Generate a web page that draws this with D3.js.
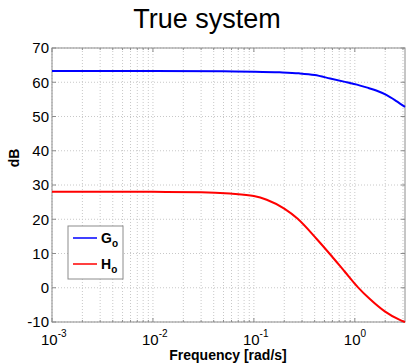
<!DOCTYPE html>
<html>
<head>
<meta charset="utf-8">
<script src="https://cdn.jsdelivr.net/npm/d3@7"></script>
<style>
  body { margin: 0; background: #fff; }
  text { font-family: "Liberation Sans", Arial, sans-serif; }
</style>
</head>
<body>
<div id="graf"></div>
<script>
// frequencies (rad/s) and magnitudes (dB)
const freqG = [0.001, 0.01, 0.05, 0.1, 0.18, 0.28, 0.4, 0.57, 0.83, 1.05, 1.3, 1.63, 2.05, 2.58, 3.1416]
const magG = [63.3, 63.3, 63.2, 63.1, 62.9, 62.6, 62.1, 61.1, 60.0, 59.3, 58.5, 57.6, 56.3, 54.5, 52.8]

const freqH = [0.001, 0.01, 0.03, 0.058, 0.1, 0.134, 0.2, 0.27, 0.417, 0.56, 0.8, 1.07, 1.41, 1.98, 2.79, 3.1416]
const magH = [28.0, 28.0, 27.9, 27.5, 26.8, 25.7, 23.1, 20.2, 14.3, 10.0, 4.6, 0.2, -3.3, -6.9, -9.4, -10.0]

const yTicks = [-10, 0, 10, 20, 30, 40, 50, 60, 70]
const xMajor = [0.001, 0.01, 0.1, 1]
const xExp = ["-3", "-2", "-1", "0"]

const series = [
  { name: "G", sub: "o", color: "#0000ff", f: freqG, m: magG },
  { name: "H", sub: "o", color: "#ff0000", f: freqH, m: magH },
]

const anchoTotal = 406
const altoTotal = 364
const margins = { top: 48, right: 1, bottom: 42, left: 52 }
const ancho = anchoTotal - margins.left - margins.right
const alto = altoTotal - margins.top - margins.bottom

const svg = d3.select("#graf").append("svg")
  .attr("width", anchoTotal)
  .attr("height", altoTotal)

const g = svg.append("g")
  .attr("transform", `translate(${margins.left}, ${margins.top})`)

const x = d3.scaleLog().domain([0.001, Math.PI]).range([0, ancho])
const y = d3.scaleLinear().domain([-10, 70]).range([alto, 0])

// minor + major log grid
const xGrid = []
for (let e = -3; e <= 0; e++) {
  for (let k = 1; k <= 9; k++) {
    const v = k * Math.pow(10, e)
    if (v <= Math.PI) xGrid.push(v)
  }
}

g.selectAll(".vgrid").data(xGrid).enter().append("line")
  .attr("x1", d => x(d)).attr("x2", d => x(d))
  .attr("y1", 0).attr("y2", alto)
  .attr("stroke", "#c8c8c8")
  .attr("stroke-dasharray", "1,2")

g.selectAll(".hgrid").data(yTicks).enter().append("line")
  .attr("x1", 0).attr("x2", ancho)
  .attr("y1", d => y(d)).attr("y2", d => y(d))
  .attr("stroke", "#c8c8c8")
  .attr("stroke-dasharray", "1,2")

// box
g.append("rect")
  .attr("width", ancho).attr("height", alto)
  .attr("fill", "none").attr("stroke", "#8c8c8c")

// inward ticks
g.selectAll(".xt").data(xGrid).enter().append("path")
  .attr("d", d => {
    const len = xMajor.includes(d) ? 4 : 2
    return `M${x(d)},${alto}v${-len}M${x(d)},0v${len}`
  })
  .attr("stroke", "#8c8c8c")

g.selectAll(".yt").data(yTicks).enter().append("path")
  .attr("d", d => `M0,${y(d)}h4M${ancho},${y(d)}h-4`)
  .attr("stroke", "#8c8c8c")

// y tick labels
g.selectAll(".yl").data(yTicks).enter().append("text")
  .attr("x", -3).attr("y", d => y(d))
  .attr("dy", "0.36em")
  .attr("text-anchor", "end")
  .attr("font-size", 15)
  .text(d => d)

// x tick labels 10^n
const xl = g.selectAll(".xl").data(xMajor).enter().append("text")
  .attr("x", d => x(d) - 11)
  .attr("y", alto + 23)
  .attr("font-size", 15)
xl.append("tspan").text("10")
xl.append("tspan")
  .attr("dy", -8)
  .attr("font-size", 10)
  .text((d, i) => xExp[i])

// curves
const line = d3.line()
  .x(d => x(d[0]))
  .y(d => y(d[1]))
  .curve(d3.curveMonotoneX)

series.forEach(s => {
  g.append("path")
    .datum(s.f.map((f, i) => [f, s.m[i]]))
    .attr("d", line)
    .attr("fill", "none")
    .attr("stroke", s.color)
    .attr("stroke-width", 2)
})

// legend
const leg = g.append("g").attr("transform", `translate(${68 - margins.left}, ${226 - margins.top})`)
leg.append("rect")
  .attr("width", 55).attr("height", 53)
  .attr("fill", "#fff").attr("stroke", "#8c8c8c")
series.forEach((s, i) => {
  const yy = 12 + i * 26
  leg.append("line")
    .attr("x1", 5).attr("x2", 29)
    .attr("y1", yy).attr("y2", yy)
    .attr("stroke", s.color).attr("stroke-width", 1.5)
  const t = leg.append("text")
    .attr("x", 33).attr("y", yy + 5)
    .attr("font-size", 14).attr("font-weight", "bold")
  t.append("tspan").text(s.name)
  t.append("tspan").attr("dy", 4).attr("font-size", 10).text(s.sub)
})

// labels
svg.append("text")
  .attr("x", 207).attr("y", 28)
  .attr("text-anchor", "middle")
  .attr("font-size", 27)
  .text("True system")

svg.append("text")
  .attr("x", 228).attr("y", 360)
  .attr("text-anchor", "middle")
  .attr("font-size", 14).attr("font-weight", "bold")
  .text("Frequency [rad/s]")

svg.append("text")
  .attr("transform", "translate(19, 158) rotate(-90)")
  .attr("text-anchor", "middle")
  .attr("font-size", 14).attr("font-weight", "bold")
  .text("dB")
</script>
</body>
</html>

- - -

Task goal |
Leave out the pictures and repeat the lines from the start of the material through the line with "const y = d3.scaleLinear().domain([-10, 70]).range([alto, 0])", inclusive.

Correct answer |
Generate a web page that draws this with D3.js.
<!DOCTYPE html>
<html>
<head>
<meta charset="utf-8">
<script src="https://cdn.jsdelivr.net/npm/d3@7"></script>
<style>
  body { margin: 0; background: #fff; }
  text { font-family: "Liberation Sans", Arial, sans-serif; }
</style>
</head>
<body>
<div id="graf"></div>
<script>
// frequencies (rad/s) and magnitudes (dB)
const freqG = [0.001, 0.01, 0.05, 0.1, 0.18, 0.28, 0.4, 0.57, 0.83, 1.05, 1.3, 1.63, 2.05, 2.58, 3.1416]
const magG = [63.3, 63.3, 63.2, 63.1, 62.9, 62.6, 62.1, 61.1, 60.0, 59.3, 58.5, 57.6, 56.3, 54.5, 52.8]

const freqH = [0.001, 0.01, 0.03, 0.058, 0.1, 0.134, 0.2, 0.27, 0.417, 0.56, 0.8, 1.07, 1.41, 1.98, 2.79, 3.1416]
const magH = [28.0, 28.0, 27.9, 27.5, 26.8, 25.7, 23.1, 20.2, 14.3, 10.0, 4.6, 0.2, -3.3, -6.9, -9.4, -10.0]

const yTicks = [-10, 0, 10, 20, 30, 40, 50, 60, 70]
const xMajor = [0.001, 0.01, 0.1, 1]
const xExp = ["-3", "-2", "-1", "0"]

const series = [
  { name: "G", sub: "o", color: "#0000ff", f: freqG, m: magG },
  { name: "H", sub: "o", color: "#ff0000", f: freqH, m: magH },
]

const anchoTotal = 406
const altoTotal = 364
const margins = { top: 48, right: 1, bottom: 42, left: 52 }
const ancho = anchoTotal - margins.left - margins.right
const alto = altoTotal - margins.top - margins.bottom

const svg = d3.select("#graf").append("svg")
  .attr("width", anchoTotal)
  .attr("height", altoTotal)

const g = svg.append("g")
  .attr("transform", `translate(${margins.left}, ${margins.top})`)

const x = d3.scaleLog().domain([0.001, Math.PI]).range([0, ancho])
const y = d3.scaleLinear().domain([-10, 70]).range([alto, 0])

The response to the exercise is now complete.